Philippi was cherished in antiquity for its nearby gold mines and convenient harbour. It flourished during the Hellenistic, Roman and Byzantine times. It also became an important centre of early Christianity and pilgrimage. It was abandoned in the 14th century after the Ottoman conquest. Today, the archaeological site of Philippi is listed by UNESCO as a World Heritage Site.
Many of the extensive remains including fortifications and a theatre were built by Philip II the king of Macedonia in the 4th century BC. The Roman Emperor Augustus expanded the city with the Roman agora and other buildings central to everyday ancient life, such as baths, cisterns and latrines.
Metropolitan of Early Christianity
The remains of some churches can still be seen, including two basilicas (A and B) and the 5th century Octagonal Church that was built on the site of an earlier church dedicated to Apostle Paul. The basilicas were built in the style of the Byzantine churches of Constantinople.
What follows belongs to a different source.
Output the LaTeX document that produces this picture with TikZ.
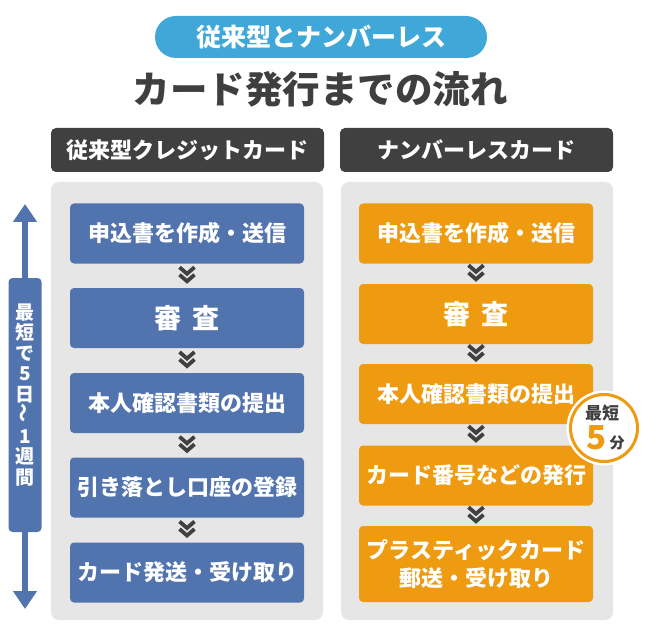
\documentclass[tikz,border=0pt]{standalone}
\usepackage{fontspec}
\setmainfont{Noto Sans CJK JP}
\usetikzlibrary{arrows.meta,calc}
\definecolor{pillblue}{HTML}{40A8D8}
\definecolor{flowblue}{HTML}{5274AE}
\definecolor{floworange}{HTML}{EF9B11}
\definecolor{darkhead}{HTML}{404040}
\definecolor{panelgray}{HTML}{E6E6E6}
\definecolor{titlegray}{HTML}{3F3F3F}
\tikzset{
  every picture/.style={x=1pt, y=-1pt, line join=round},
  panel/.style={fill=panelgray, rounded corners=8pt},
  head/.style={fill=darkhead, text=white, rounded corners=5pt, minimum width=273pt, minimum height=44pt, inner sep=0pt, font=\fontsize{22}{24}\selectfont\bfseries},
  flow/.style={text=white, rounded corners=4pt, minimum width=234pt, minimum height=60pt, inner sep=0pt, align=center, font=\fontsize{22}{28}\selectfont\bfseries},
  lbox/.style={flow, fill=flowblue},
  rbox/.style={flow, fill=floworange},
  big/.style={font=\fontsize{27}{30}\selectfont\bfseries},
  chev/.pic={\draw[line width=3.8pt, darkhead, line join=miter, line cap=butt] (-7.5,-8.5)--(0,-2)--(7.5,-8.5) (-7.5,-1)--(0,5.5)--(7.5,-1);},
}

\begin{document}
\begin{tikzpicture}
\useasboundingbox (0,0) rectangle (650,636);
% heading
\node[fill=pillblue, text=white, rounded corners=21pt, minimum width=332pt, minimum height=42pt, inner sep=0pt, font=\fontsize{25}{28}\selectfont\bfseries] (pill) at (321,37) {従来型とナンバーレス};
\node[text=titlegray, font=\fontsize{37.5}{40}\selectfont\bfseries] (title) at (320,89) {カード発行までの流れ};
% two columns
\node[head] (lhead) at (187.5,150) {従来型クレジットカード};
\node[head] (rhead) at (476.5,150) {ナンバーレスカード};
\fill[panel] (51,182) rectangle (323,620);
\fill[panel] (341,182) rectangle (613,620);
% conventional card
\node[lbox] (l1) at (187,233.5) {申込書を作成・送信};
\node[lbox, big] (l2) at (187,318) {審\hspace{12pt}査};
\node[lbox] (l3) at (187,403) {本人確認書類の提出};
\node[lbox] (l4) at (187,487.5) {引き落とし口座の登録};
\node[lbox] (l5) at (187,572.5) {カード発送・受け取り};
% numberless card
\node[rbox] (r1) at (476,233.5) {申込書を作成・送信};
\node[rbox, big] (r2) at (476,314) {審\hspace{12pt}査};
\node[rbox] (r3) at (476,394) {本人確認書類の提出};
\node[rbox] (r4) at (476,475.5) {カード番号などの発行};
\node[rbox, minimum height=76pt] (r5) at (476,564) {プラスティックカード\\郵送・受け取り};
\foreach \a/\b in {l1/l2,l2/l3,l3/l4,l4/l5,r1/r2,r2/r3,r3/r4,r4/r5}
  \pic at ($(\a.south)!0.5!(\b.north)$) {chev};
% time span
\node[fill=flowblue, rounded corners=4pt, minimum width=33pt, minimum height=254pt, inner sep=0pt] (span) at (25,405) {};
\coordinate (spantop) at (25,204);
\coordinate (spanbot) at (25,609);
\draw[flowblue, line width=6pt, -{Triangle[width=23pt,length=18pt]}] (span.north) -- (spantop);
\draw[flowblue, line width=6pt, -{Triangle[width=23pt,length=18pt]}] (span.south) -- (spanbot);
\node[text=white, align=center, inner sep=0pt, font=\fontsize{19}{20.5}\selectfont\bfseries] (spantxt) at (25,395) {最\\短\\で\\5\\日\\\rotatebox{90}{～}\\1\\週\\間};
% badge
\node[circle, fill=white, draw=floworange, line width=3pt, minimum size=67pt, preaction={draw=white, line width=8pt}] (badge) at (604,428) {};
\node[text=titlegray, font=\fontsize{17}{18}\selectfont\bfseries] (badgetop) at (602,413) {最短};
\node[text=floworange, font=\fontsize{33}{34}\selectfont\bfseries] (badgenum) at (597,438) {5};
\node[text=titlegray, font=\fontsize{15}{16}\selectfont\bfseries] (badgeunit) at (617,443) {分};
\end{tikzpicture}
\end{document}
The so-called “Cell of St Paul” is claimed be where Paul and Silas were imprisoned. But it is believed to be an old water cistern which was subsequently converted into a cult shrine.
- Philippi was originally named Crenides (meaning “Fountains”) and renamed after Philip II of Macedon who was the father of Alexander the Great.
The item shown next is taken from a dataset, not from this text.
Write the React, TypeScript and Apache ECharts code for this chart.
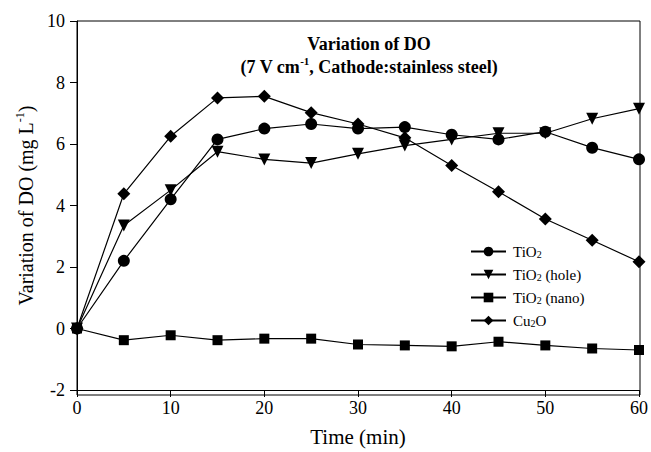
import React, { useEffect, useRef } from "react";
import * as echarts from "echarts";

const times = [0, 5, 10, 15, 20, 25, 30, 35, 40, 45, 50, 55, 60];
const tio2 = [0, 2.2, 4.2, 6.15, 6.5, 6.65, 6.5, 6.55, 6.3, 6.15, 6.4, 5.88, 5.5];
const tio2Hole = [0, 3.35, 4.5, 5.75, 5.5, 5.38, 5.68, 5.95, 6.15, 6.35, 6.35, 6.82, 7.15];
const tio2Nano = [0, -0.38, -0.22, -0.38, -0.33, -0.33, -0.52, -0.55, -0.58, -0.43, -0.55, -0.65, -0.7];
const cu2o = [0, 4.38, 6.25, 7.5, 7.55, 7.02, 6.65, 6.2, 5.3, 4.45, 3.56, 2.87, 2.17];

const seriesNames = ["TiO2", "TiO2 (hole)", "TiO2 (nano)", "Cu2O"];
const legendLabels = [
  "{n|TiO}{sub|2}",
  "{n|TiO}{sub|2}{n| (hole)}",
  "{n|TiO}{sub|2}{n| (nano)}",
  "{n|Cu}{sub|2}{n|O}",
];

const FONT = "'Liberation Serif', 'Times New Roman', serif";

export default function App() {
  const ref = useRef<HTMLDivElement>(null);
  useEffect(() => {
    if (!ref.current) return;
    const chart = echarts.init(ref.current, undefined, { renderer: "svg" });
    const mk = (vals: number[]) => times.map((t, i) => [t, vals[i]]);
    const baseSeries = (name: string, data: number[], symbol: string, size: number, rotate = 0) => ({
      name,
      type: "line",
      data: mk(data),
      symbol,
      symbolSize: size,
      symbolRotate: rotate,
      showAllSymbol: true,
      lineStyle: { color: "#000", width: 1.2 },
      itemStyle: { color: "#000" },
      z: 3,
    });
    chart.setOption({
      animation: false,
      backgroundColor: "#fff",
      textStyle: { fontFamily: FONT },
      title: {
        text: "{t|Variation of DO}\n{t|(7 V cm}{sup|-1}{t|, Cathode:stainless steel)}",
        left: 364,
        top: 27,
        textAlign: "center",
        textStyle: {
          fontFamily: FONT,
          fontWeight: "bold",
          fontSize: 18,
          color: "#000",
          lineHeight: 23,
          rich: {
            t: { fontFamily: FONT, fontWeight: "bold", fontSize: 18, color: "#000", lineHeight: 23 },
            sup: { fontFamily: FONT, fontWeight: "bold", fontSize: 11, verticalAlign: "top", lineHeight: 16, color: "#000" },
          },
        },
      },
      legend: {
        orient: "vertical",
        left: 465,
        top: 239,
        itemWidth: 35,
        itemHeight: 12,
        itemGap: 8,
        data: seriesNames,
        formatter: (name: string) => legendLabels[seriesNames.indexOf(name)],
        textStyle: {
          fontFamily: FONT,
          fontSize: 15,
          color: "#000",
          padding: [0, 0, 0, 2],
          rich: {
            n: { fontFamily: FONT, fontSize: 15, color: "#000", lineHeight: 15 },
            sub: { fontFamily: FONT, fontSize: 10, verticalAlign: "bottom", lineHeight: 8, padding: [5, 0, 0, 0], color: "#000" },
          },
        },
      },
      grid: { left: 77, right: 11, top: 21, bottom: 57, containLabel: false },
      xAxis: {
        type: "value",
        min: 0,
        max: 60,
        interval: 10,
        name: "Time (min)",
        nameLocation: "middle",
        nameGap: 36,
        nameTextStyle: { fontFamily: FONT, fontSize: 21, color: "#000" },
        axisLine: { show: true, onZero: false, lineStyle: { color: "#000", width: 1 } },
        axisTick: { show: true, inside: false, length: 7, lineStyle: { color: "#000" } },
        axisLabel: { fontFamily: FONT, fontSize: 18, color: "#000", margin: 9 },
        splitLine: { show: false },
      },
      yAxis: {
        type: "value",
        min: -2,
        max: 10,
        interval: 2,
        name: "{n|Variation of DO (mg L}{sup|-1}{n|)}",
        nameLocation: "middle",
        nameGap: 38,
        nameRotate: 90,
        nameTextStyle: {
          fontFamily: FONT,
          fontSize: 20,
          color: "#000",
          rich: {
            n: { fontFamily: FONT, fontSize: 20, color: "#000", lineHeight: 24 },
            sup: { fontFamily: FONT, fontSize: 12, verticalAlign: "top", lineHeight: 16, color: "#000" },
          },
        },
        axisLine: { show: true, onZero: false, lineStyle: { color: "#000", width: 1 } },
        axisTick: { show: true, inside: false, length: 7, lineStyle: { color: "#000" } },
        axisLabel: { fontFamily: FONT, fontSize: 18, color: "#000", margin: 12 },
        splitLine: { show: false },
      },
      graphic: [
        {
          type: "rect",
          shape: { x: 77, y: 21, width: 563, height: 374 },
          style: { fill: "none", stroke: "#000", lineWidth: 1 },
          silent: true,
          z: 0,
        },
      ],
      series: [
        baseSeries(seriesNames[0], tio2, "circle", 12),
        baseSeries(seriesNames[1], tio2Hole, "triangle", 12, 180),
        baseSeries(seriesNames[2], tio2Nano, "rect", 10),
        baseSeries(seriesNames[3], cu2o, "diamond", 13),
      ],
    });
    return () => chart.dispose();
  }, []);
  return <div ref={ref} style={{ width: 651, height: 452, position: "absolute", left: 0, top: 0 }} />;
}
- Philippi had 2 marketplaces as the Roman’s Forum was built beside the original Greek agora. The paved remains of what is believed to be a section of the original Via Egnatia.
- The on-site Archaeological Museum of Philippi exhibits the finds from the excavations in the ancient city as well as presentation of the Christian city from the Early Christian period of its rise until its decline in the 7th century AD.